Anyway, it was too soon over. I got to speak to several people of note. I've been a Shawn Macomber fan for years now, we've corresponded in e-mail, and I finally got to meet him in person. I complimented him on his great article in the current issue of Reason on the oppressive atmosphere on Liberty Island; it's not on the web yet, but I'll link when it is. (If you can't wait, subscribe.)
I was also able to muscle my way to speak briefly with Jonah Goldberg. I mention that I'd had his book (Liberal Fascism) on order at Amazon since October of 2005. He seemed a little sheepish at this, but graciously thanked me anyway. Amazon promises it's coming this week, I'll believe it when I see it.

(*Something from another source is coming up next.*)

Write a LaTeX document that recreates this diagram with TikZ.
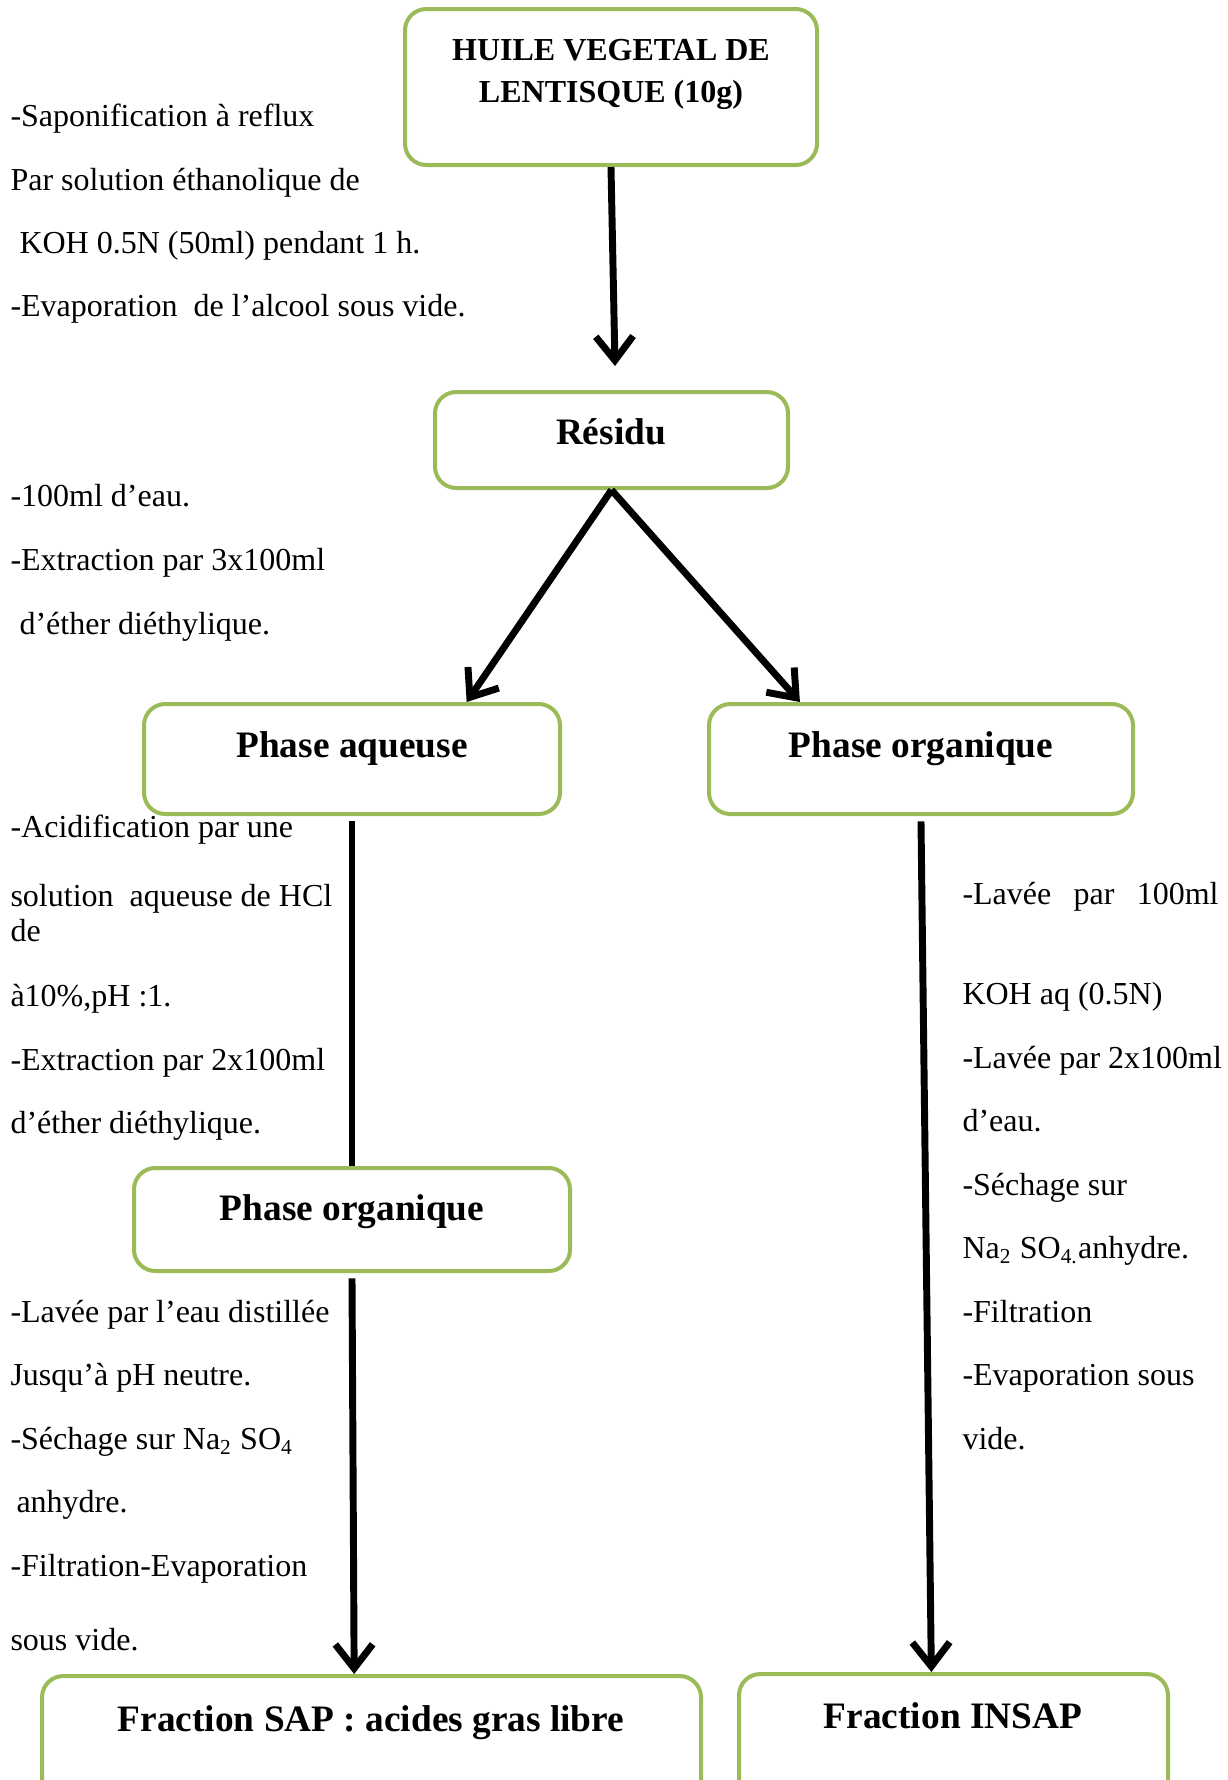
\documentclass[tikz,border=0pt]{standalone}
\usepackage{fontspec}
\setmainfont{Liberation Serif}
\usetikzlibrary{arrows.meta,fit,calc}
\definecolor{boxgreen}{HTML}{9BBB59}
\begin{document}
\begin{tikzpicture}[x=0.375pt,y=-0.375pt,
  box/.style={draw=boxgreen, line width=1.5pt, rounded corners=8pt, inner sep=0pt},
  title/.style={anchor=base, inner sep=0pt, font=\fontsize{14}{16}\selectfont\bfseries},
  txt/.style={anchor=base west, inner sep=0pt, yshift=-1.4pt, font=\fontsize{12}{14}\selectfont},
  arr/.style={line width=2.6pt, -{Straight Barb[length=9pt,width=14pt]}},
  conn/.style={line width=2.6pt}]
\clip (0,0) rectangle (1228,1780);
\fill[white] (0,0) rectangle (1228,1780);

% boxes
\node[box, fit={(405,9) (817,165)}] (top) {};
\node[box, fit={(435,392) (788,488)}] (res) {};
\node[box, fit={(144,704) (560,814)}] (pa) {};
\node[box, fit={(709,704) (1133,814)}] (por) {};
\node[box, fit={(134,1168) (570,1271)}] (pol) {};
\node[box, fit={(42,1676) (701,1810)}] (fs) {};
\node[box, fit={(739,1674) (1168,1810)}] (fi) {};

% titles
\node[title, font=\fontsize{12}{14}\selectfont\bfseries] (t1a) at (611,60) {HUILE VEGETAL DE};
\node[title, font=\fontsize{12}{14}\selectfont\bfseries] (t1b) at (611,102) {LENTISQUE (10g)};
\node[title] (t2) at (611,444) {Résidu};
\node[title] (t3) at (352,757) {Phase aqueuse};
\node[title] (t4) at (921,757) {Phase organique};
\node[title] (t5) at (352,1220) {Phase organique};
\node[title] (t6) at (371,1731) {Fraction SAP : acides gras libre};
\node[title] (t7) at (953,1728) {Fraction INSAP};

% connectors
\draw[arr, shorten >=9pt] (top.south) -- ([xshift=1.5pt]res.north);
\draw[arr] (res.south) -- ([xshift=43pt]pa.north);
\draw[arr] (res.south) -- ([xshift=-45.4pt]por.north);
\draw[conn] ([yshift=-2pt]pa.south) -- (pol.north);
\draw[arr] ([yshift=-2pt]pol.south) -- ([xshift=-6.5pt]fs.north);
\draw[arr] ([yshift=-2pt]por.south) -- ([xshift=-8.3pt]fi.north);

% left texts, block 1
\node[txt] (a1) at (10,123) {-Saponification à reflux};
\node[txt] (a2) at (10,187) {Par solution éthanolique de};
\node[txt] (a3) at (19,250) {KOH 0.5N (50ml) pendant 1 h.};
\node[txt] (a4) at (10,313) {-Evaporation\ \ de l’alcool sous vide.};

% block 2
\node[txt] (b1) at (10,503) {-100ml d’eau.};
\node[txt] (b2) at (10,567) {-Extraction par 3x100ml};
\node[txt] (b3) at (19,631) {d’éther diéthylique.};

% block 3
\node[txt] (c1) at (10,834) {-Acidification par une};
\node[txt] (c2) at (10,903) {solution\ \ aqueuse de HCl};
\node[txt] (c3) at (10,938) {de};
\node[txt] (c4) at (10,1003) {à10\%,pH :1.};
\node[txt] (c5) at (10,1067) {-Extraction par 2x100ml};
\node[txt] (c6) at (10,1130) {d’éther diéthylique.};

% block 4
\node[txt] (d1) at (10,1319) {-Lavée par l’eau distillée};
\node[txt] (d2) at (10,1382) {Jusqu’à pH neutre.};
\node[txt] (d3) at (10,1446) {-Séchage sur Na\textsubscript{2} SO\textsubscript{4}};
\node[txt] (d4) at (16,1509) {anhydre.};
\node[txt] (d5) at (10,1573) {-Filtration-Evaporation};
\node[txt] (d6) at (10,1647) {sous vide.};

% right block
\node[txt] (e1) at (962,901) {\makebox[96pt][s]{-Lavée\hfill par\hfill 100ml}};
\node[txt] (e2) at (962,1001) {KOH aq (0.5N)};
\node[txt] (e3) at (962,1065) {-Lavée par 2x100ml};
\node[txt] (e4) at (962,1128) {d’eau.};
\node[txt] (e5) at (962,1192) {-Séchage sur};
\node[txt] (e6) at (962,1255) {Na\textsubscript{2} SO\textsubscript{4.}anhydre.};
\node[txt] (e7) at (962,1319) {-Filtration};
\node[txt] (e8) at (962,1382) {-Evaporation sous};
\node[txt] (e9) at (962,1446) {vide.};
\end{tikzpicture}
\end{document}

I'm also pretty sure I saw, but was to shy to speak to, Mickey Kaus (of Kausfiles fame). I woulda shoulda coulda told him that I enjoyed his book The End of Equality, and that our current political discourse on the topic is poorer to the extent that it didn't make a bigger impact. (Not that I bought into all of his policy recommendations, but they weren't The Same Old Eat the Rich Same Old.)
Certainly there were some other famous folks there I did not recognize. Maybe that was Ramesh Ponnuru? Probably, but how can you ask that diplomatically?
Also, on my way out, I noted—really—Tim Russert hastening the other direction down a hallway, cellphone clamped to his ear. I smiled in recognition. And even though this only took at most a couple of seconds, I could tell he was totally accustomed to being recognized in public; he smiled back and gave a nod that said: "Yes, I am that guy on TV; thanks for acknowledging that, but please don't try to engage me."
I hope he was able to interpret my nod equally as well: "Wouldn't think of it, Tim. Just going home. Too bad about the Bills."